En el susodicho ultílogo, Justo te dice que un escritor no es más que un impostor, por destino o por azar, tanto da, pero impostor. El escritor recrea la realidad para impostarla e impostarse, para mentirte mientras se agacha, se esconde, huye de sí mismo pretendiendo que lo que quiere es encontrarse: la verdad está ahí afuera, colgando de la nada, y el escritor-impostor, verbigracia, Paul Auster, coge esa masa de pan y la malea a su gusto hasta convertirla en el pan de la mentira, el cruasán o madalena de la ficción. Después viene el traductor, verbigracia, Justo Navarro, que es otro impostor, y que imposta, además, sobre la impostura del primero: de modo que ya lo que te llega ni siquiera es el pan o el cruasán de la realidad, ya lo que tenemos es directamente la bollería industrial de la invención y el phoskitos de la falsedad... ¡Esto vuelve a ser genial! ¡Es una puta mierda y a la vez otra puta genialidad!

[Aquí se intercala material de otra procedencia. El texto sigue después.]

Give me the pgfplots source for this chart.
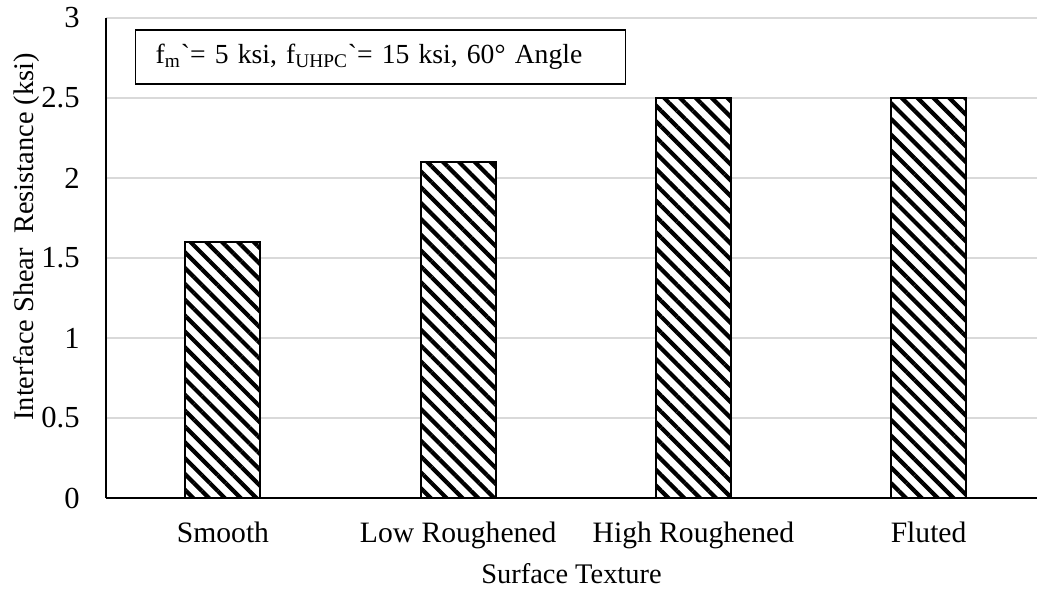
\documentclass[border=0pt]{standalone}
\usepackage{fontspec}
\setmainfont{Liberation Serif}
\usepackage{pgfplots}
\pgfplotsset{compat=1.18}
\usetikzlibrary{patterns.meta}

\definecolor{gridgray}{HTML}{D9D9D9}
\newcommand{\chartfont}{\fontsize{14.2}{17}\selectfont}

\begin{document}
\begin{tikzpicture}[font=\chartfont]
\begin{axis}[
    scale only axis,
    width=465.5pt, height=240pt,
    xmin=-0.4974, xmax=3.461,
    ymin=0, ymax=3,
    ytick={0,0.5,1,1.5,2,2.5,3},
    xtick={0,1,2,3},
    xticklabels={Smooth, Low Roughened, High Roughened, Fluted},
    major tick length=0pt,
    tick style={draw=none},
    axis lines*=left,
    axis line style={-, black, line width=0.75pt},
    ymajorgrids,
    grid style={gridgray, line width=1pt},
    /pgf/number format/assume math mode=true,
    yticklabel style={anchor=east, inner sep=0pt, xshift=-13pt, font=\fontsize{15.3}{18}\selectfont},
    xticklabel style={anchor=base, inner sep=0pt, yshift=-22pt, font=\fontsize{14.8}{18}\selectfont},
    xlabel={Surface Texture},
    xlabel style={at={(axis description cs:0.5,0)}, anchor=base, inner sep=0pt, yshift=-42.5pt, font=\chartfont},
    ylabel={Interface Shear \ Resistance (ksi)},
    ylabel style={at={(axis description cs:-0.0784,0.544)}, rotate=0, anchor=base, inner sep=0pt, font=\chartfont},
    clip=false,
]
\addplot[ybar, bar width=37.5pt, draw=black, line width=1pt, fill=white,
    postaction={pattern={Lines[angle=-45, distance=5.6pt, line width=2.1pt]}, pattern color=black}]
    coordinates {(0,1.6) (1,2.1) (2,2.5) (3,2.5)};
\node[draw=black, line width=0.75pt, fill=white, anchor=north west,
      minimum width=245pt, minimum height=27pt, inner xsep=10pt,
      text width=225pt, align=left, font=\fontsize{13.8}{17}\selectfont]
    at (axis description cs:0.0311,0.977)
    {f\textsubscript{m}\textasciigrave= 5 ksi, f\textsubscript{UHPC}\textasciigrave= 15 ksi, 60° Angle};
\end{axis}
\pgfresetboundingbox
\path[use as bounding box] (-53pt,-46pt) rectangle (465.5pt,249pt);
\end{tikzpicture}
\end{document}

Porque ahora, casual o causalmente, no me va a quedar otra que leer «El doble del doble» —la novela de Justo, no la de Grahama Greene—, esto es, la impostura y mentira y cháchara suya, de Justo Navarro —saben ustedes que siento debilidad por lo suyo—, sobre el mito del doble y lo reflejo y lo recíproco, y en general sobre todo lo que orbita subrepticiamente en torno a lo doppelgänger y lo William Wilson.
Y si el escritor nos miente en primera instancia, cociéndonos la masa, el traductor nos miente en segunda, inyectándole el colesterol, lo que hace después el lector, escrito o no, publicado o no publicado, es más o menos lo que habéis estado leyendo hasta aquí, la sucesión natural e intestinal del Azar como deidad, la Potra como invención y la Literatura como bendito oficio de trileros... Así que mejor ya ir tirando de la cadena.